Title: The Tomorrow Book
Author: Jackie French
Illustrator: Sue Degennaro
Publisher: Harper Collins
Themes: Environment, Recycling, Alternative Power, Pollution, Children, Hope, Books, Education, Animals, Stewardship, Power of People, Change, Tomorrow
“This book was written on a solar powered computer, in an orchard where wombats and other wildlife wander, while I ate scones and cooked in my solar oven and apricots grown on moisture captured from the night air” – Jackie French
One of the beautiful things about picture books and children’s literature is the way that different illustrators imagine and portray the worlds that the words inspire and speak of. I’m a huge fan of Jeannie Baker and the way that her work is able to imagine the world around us and the way that her collages tight rope walk across art and literature for both child and adult.
Enter the stunningly created world of Sue Degennaro and Jackie French, created of inspired and simple stories of inventions and hopes of a cleaner and better world and portrayed by an illustrator who takes all of this very seriously.
Both Jackie and Sue thought heavily about how this book would be written and illustrated, it would be written on a computer powered by the sun, it will be written in amongst the very nature and beauty that they write, it will be illustrated using recycled material, not stuff that they will have to go and source, but only recycled materials from the confines of Sue’s house.
The illustrator, Sue living in the big city but trying to live sustainably with her own veggie patch and heavy use of public transport and bikes, the author, Jackie an avid gardener, watcher of creation, nature enthusiast living in the Araluen Valley (NSW) in a house that her and her husband built themselves using a waterwheel and solar panel to power the house.
So… I guess I should talk about the story.
Or should I call it a letter of hope?
Once upon a time there lived a prince, when he was a child he crawled into the library and found himself a home. Amongst the books and the shelves he played and created his own worlds. He loved book so much that he read them all and wondered why the world outside his palace never looked like the books that inspired him.

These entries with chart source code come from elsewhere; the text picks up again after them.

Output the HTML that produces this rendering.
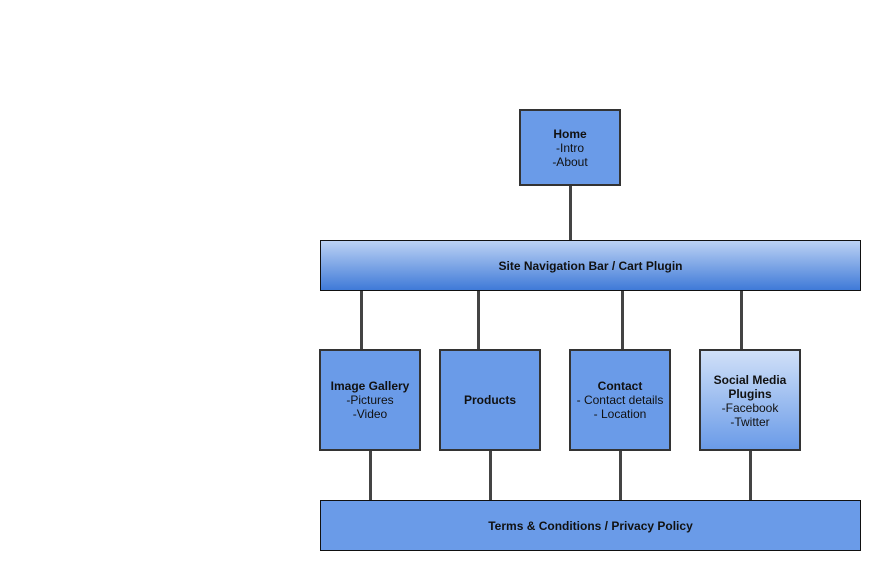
<!DOCTYPE html>
<html><head><style>
body{margin:0;width:880px;height:570px;background:#fff;position:relative;font-family:"Liberation Sans",sans-serif;font-size:12px;color:#111;overflow:hidden}
.b{position:absolute;box-sizing:border-box;background:#6a9be8;display:flex;flex-direction:column;align-items:center;justify-content:center;text-align:center;line-height:14px}
.n{border:2px solid #333}
.w{border:1px solid #111}
b{font-weight:bold}
.l{position:absolute;background:#444;width:3px}
</style></head><body>
<div class="l" style="left:569px;top:185px;height:56px"></div>
<div class="l" style="left:360px;top:290px;height:59px"></div>
<div class="l" style="left:477px;top:290px;height:59px"></div>
<div class="l" style="left:621px;top:290px;height:59px"></div>
<div class="l" style="left:740px;top:290px;height:59px"></div>
<div class="l" style="left:369px;top:450px;height:51px"></div>
<div class="l" style="left:489px;top:450px;height:51px"></div>
<div class="l" style="left:619px;top:450px;height:51px"></div>
<div class="l" style="left:749px;top:450px;height:51px"></div>
<div class="b n" style="left:519px;top:109px;width:102px;height:77px"><b>Home</b><span>-Intro</span><span>-About</span></div>
<div class="b w" style="left:320px;top:240px;width:541px;height:51px;background:linear-gradient(#bcd2f4,#3f7ad8)"><b>Site Navigation Bar / Cart Plugin</b></div>
<div class="b n" style="left:319px;top:349px;width:102px;height:102px"><b>Image Gallery</b><span>-Pictures</span><span>-Video</span></div>
<div class="b n" style="left:439px;top:349px;width:102px;height:102px"><b>Products</b></div>
<div class="b n" style="left:569px;top:349px;width:102px;height:102px"><b>Contact</b><span>- Contact details</span><span>- Location</span></div>
<div class="b n" style="left:699px;top:349px;width:102px;height:102px;background:linear-gradient(#d0e0f8,#6a9be8);justify-content:flex-start;padding-top:22px"><b>Social Media</b><b>Plugins</b><span>-Facebook</span><span>-Twitter</span></div>
<div class="b w" style="left:320px;top:500px;width:541px;height:51px"><b>Terms &amp; Conditions / Privacy Policy</b></div>
</body></html>
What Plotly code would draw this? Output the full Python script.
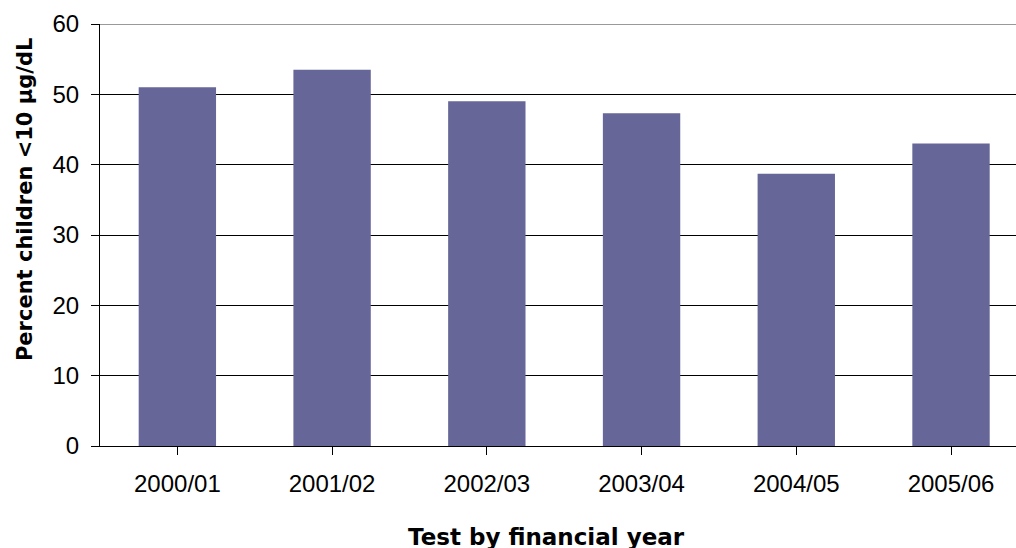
import plotly.graph_objects as go

# Share of tested children below 10 µg/dL, by financial year
years = ["2000/01", "2001/02", "2002/03", "2003/04", "2004/05", "2005/06"]
percent_below_10 = [51.0, 53.5, 49.0, 47.3, 38.7, 43.0]

y_ticks = [0, 10, 20, 30, 40, 50, 60]

x_title = "Test by financial year"
y_title = "Percent children <10 µg/dL"

fig = go.Figure(
    go.Bar(
        x=list(range(len(years))),
        y=percent_below_10,
        marker=dict(color="#666699", line=dict(width=0)),
        width=0.5,
        hoverinfo="skip",
    )
)

tick_font = dict(family="Liberation Sans, Arial, sans-serif", size=24, color="#000")
title_font = dict(family="DejaVu Sans, Verdana, sans-serif", size=23, color="#000")

fig.update_layout(
    width=1016,
    height=548,
    margin=dict(l=100, r=0, t=24, b=102),
    paper_bgcolor="white",
    plot_bgcolor="white",
    showlegend=False,
    xaxis=dict(
        range=[-0.5, 5.42],
        tickmode="array",
        tickvals=list(range(len(years))),
        ticktext=years,
        tickson="boundaries",
        ticks="outside",
        ticklen=8,
        tickcolor="#000",
        tickwidth=1,
        showline=True,
        linecolor="#000",
        linewidth=1,
        showgrid=False,
        zeroline=False,
        tickfont=tick_font,
        ticklabelstandoff=8,
    ),
    yaxis=dict(
        range=[0, 60],
        tickmode="array",
        tickvals=y_ticks,
        ticks="outside",
        ticklen=8,
        tickcolor="#000",
        tickwidth=1,
        showline=True,
        linecolor="#000",
        linewidth=1,
        showgrid=True,
        gridcolor="#000",
        gridwidth=1,
        zeroline=False,
        tickfont=tick_font,
        ticklabelstandoff=7,
    ),
)

# Axis titles
fig.add_annotation(
    text=f"<b>{x_title}</b>", xref="paper", yref="paper", x=0.487, y=-0.216,
    xanchor="center", yanchor="middle", showarrow=False, font=title_font,
)
fig.add_annotation(
    text=f"<b>{y_title}</b>", xref="paper", yref="paper", x=-0.082, y=0.585,
    xanchor="center", yanchor="middle", textangle=-90, showarrow=False,
    font=dict(title_font, size=21),
)

# Upper frame edge of the plotting area
fig.add_shape(
    type="line", xref="paper", yref="y", x0=0, x1=1, y0=60, y1=60,
    line=dict(color="#999999", width=2), layer="above",
)

fig.write_html("out.html")
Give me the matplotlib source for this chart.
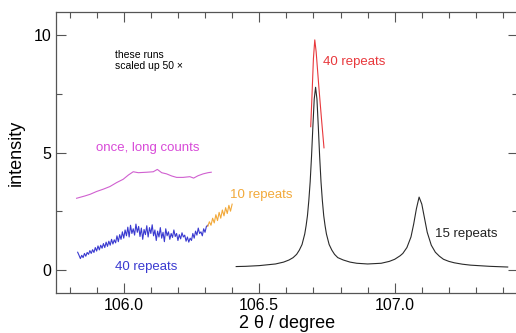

Perhaps reel life could be improved…
When the king and queen pack their campervan and head off for a holiday they leave the prince in charge, and very quickly the children of the town and the prince partner up to improve real life. Using the knowledge and stories from the books he loved so much they start to create inventions that save water, help vegetables grow, provide alternatives to petrol fuel, recycling old junk and eventually…
Eventually they may change the world for everyone to enjoy.
If there’s one thing that I love about picture books is that they level the playing field.
Children are almost constantly left out of discussion and dialogue because they’re not able to read the latest Tim Flannery novel, or perhaps the latest Clive Hamilton research. Adults have artificially created a world where there are certain things that children can talk about and understand and certain things that they can’t. Literature gives power to adults and seems to keep it from the kids.
Picture books however, they level the playing field, they can play with adults imaginations as much as they can the kids imagination, and this book is one that can give power back to the kids.
In the book Jackie places the children in the centre as the story’s heroes, it’s a young prince and a young group of children who put these inventions together, who create the solar panel cars, who work towards sharing the world with everyone and thing.
I mean, if the adults aren’t gonna do it, you guys are going to have to do it yourselves, it’s your task to change things, but you don’t have to wait until you’re old Jackie tells us. No, instead you can do it now, you can go out and change it now, and perhaps because you’re children you may succeed.
Created in an inventive way this story only uses examples and ideas that can already be reality, it’s not imagination, it’s not entirely fiction and it’s not entirely non-fiction.
How much do you want things to change?